Awesome is that it am I done????

Answer 24

oops..
\[\large {H_1} = - 16 \cdot {1.875^2} + 60 \cdot 1.875 + 100 = 156.25\;meters\]

Answer 25

now, we have to compute the time needed to our projectile, in order to reach the ground, starting from its position at H_1 with speed=0

Answer 26

we have to use this equation:
\[\Large H\left( t \right) = - 16{t^2} + 156.25\]

Answer 27

If I call with t_2 the time needed to our projectile in order to reach the earth surface, then we can write:
\[\Large 0 = - 16t_2^2 + 156.25\]
sinc qt t_2 H(t)=0
so the time t_2 is:
\[\Large {t_2} = \sqrt {\frac{{156.25}}{{15}}} = ...\sec \]
please compute that time t_2

Answer 28

oops.. since at t_2 H(t)=0...

Answer 29

oops.. another typo, here is the right formula:
\[\Large {t_2} = \sqrt {\frac{{156.25}}{{16}}} = ...\sec \]

Answer 30

what is t_2?

Answer 31

3.125

Answer 32

correct!

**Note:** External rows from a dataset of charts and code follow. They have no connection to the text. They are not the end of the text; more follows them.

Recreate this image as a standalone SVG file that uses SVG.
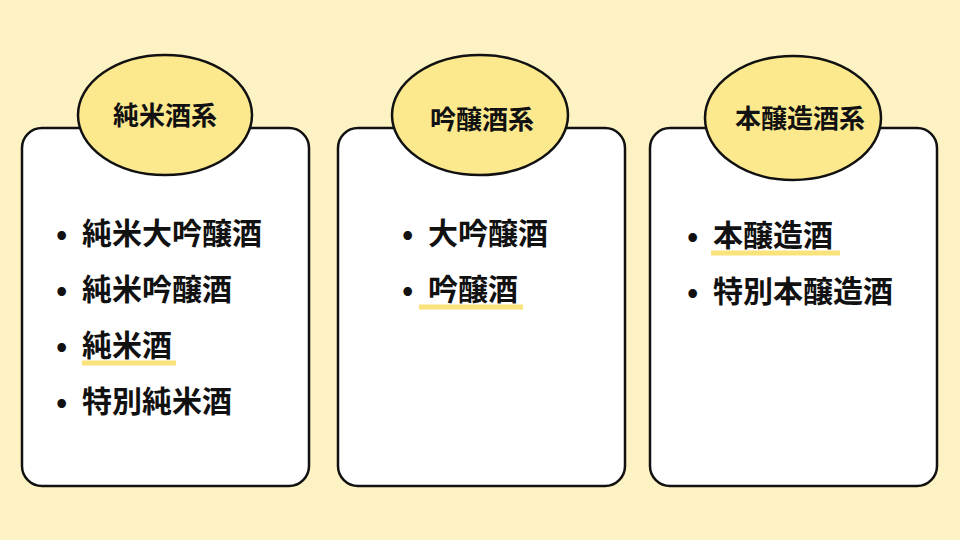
<svg xmlns="http://www.w3.org/2000/svg" width="960" height="540" viewBox="0 0 960 540">
<style>
.card{fill:#fff;stroke:#111;stroke-width:2.5}
.oval{fill:#fce98e;stroke:#111;stroke-width:2.5}
.h{font-family:"Noto Sans CJK JP",sans-serif;font-weight:700;font-size:26px;fill:#111;text-anchor:middle}
.t{font-family:"Noto Sans CJK JP",sans-serif;font-weight:700;font-size:30px;fill:#111}
.hl{stroke:#f9e37a;stroke-width:5}
</style>
<rect width="960" height="540" fill="#fdf2c3"/>
<g id="card1">
<rect class="card" x="22" y="128" width="287" height="358" rx="20"/>
<ellipse class="oval" cx="165" cy="115" rx="87" ry="60"/>
<text class="h" x="165" y="125">純米酒系</text>
<line class="hl" x1="82" y1="363" x2="176" y2="363"/>
<text class="t" x="56" y="244">•</text><text class="t" x="82" y="244">純米大吟醸酒</text>
<text class="t" x="56" y="300">•</text><text class="t" x="82" y="300">純米吟醸酒</text>
<text class="t" x="56" y="356">•</text><text class="t" x="82" y="356">純米酒</text>
<text class="t" x="56" y="412">•</text><text class="t" x="82" y="412">特別純米酒</text>
</g>
<g id="card2">
<rect class="card" x="338" y="128" width="287" height="358" rx="20"/>
<ellipse class="oval" cx="480" cy="115" rx="88" ry="60"/>
<text class="h" x="482" y="129">吟醸酒系</text>
<line class="hl" x1="419" y1="307" x2="523" y2="307"/>
<text class="t" x="402" y="244">•</text><text class="t" x="428" y="244">大吟醸酒</text>
<text class="t" x="402" y="300">•</text><text class="t" x="428" y="300">吟醸酒</text>
</g>
<g id="card3">
<rect class="card" x="650" y="128" width="287" height="358" rx="20"/>
<ellipse class="oval" cx="793" cy="118" rx="88" ry="62"/>
<text class="h" x="800" y="128">本醸造酒系</text>
<line class="hl" x1="711" y1="253" x2="840" y2="253"/>
<text class="t" x="687" y="246">•</text><text class="t" x="713" y="246">本醸造酒</text>
<text class="t" x="687" y="302">•</text><text class="t" x="713" y="302">特別本醸造酒</text>
</g>
<g id="connectors"/>
</svg>
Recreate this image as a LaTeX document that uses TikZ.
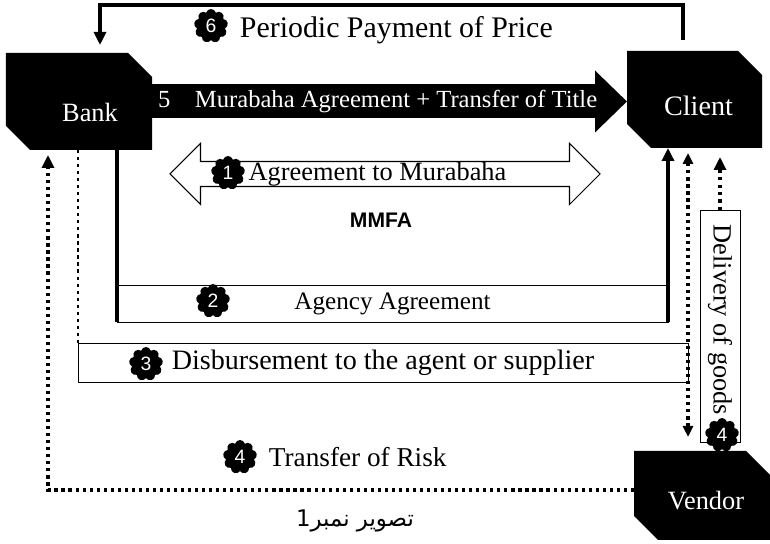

So total time, needed to our projectile, is:
\[\Large T = {t_1} + {t_2} = 1.875 + 3.125 = ...\sec \]

Answer 33

5seconds

Answer 34

ok!
more formally, if I call with h_0 the initial height, namely h_0=100 feet, and v_0 the initial speed, namely v_0=60 feet/sec, then time t_1 is:
\[\large {t_1} = \frac{{{v_0}}}{g}\]
as you can check from the above computations, furthermore, the maximum height reached by our projectile is:
\[\large {H_1} = \frac{{v_0^2}}{{2g}} + {h_0}\]
as you can check from the above computations again

Answer 35

so time t_2 is:
\[\large {t_2} = \sqrt {\frac{{2{H_1}}}{g}} = \sqrt {\frac{2}{g}\left( {\frac{{v_0^2}}{{2g}} + {h_0}} \right)} \]

Answer 36

and total time is:
\[\large T = {t_1} + {t_2} = \frac{{{v_0}}}{g} + \sqrt {\frac{2}{g}\left( {\frac{{v_0^2}}{{2g}} + {h_0}} \right)} \]
which represents the requested formula

Answer 37

please, tell me when I may continue

Answer 38

of course, g is gravity, namely g=32 feet/sec^2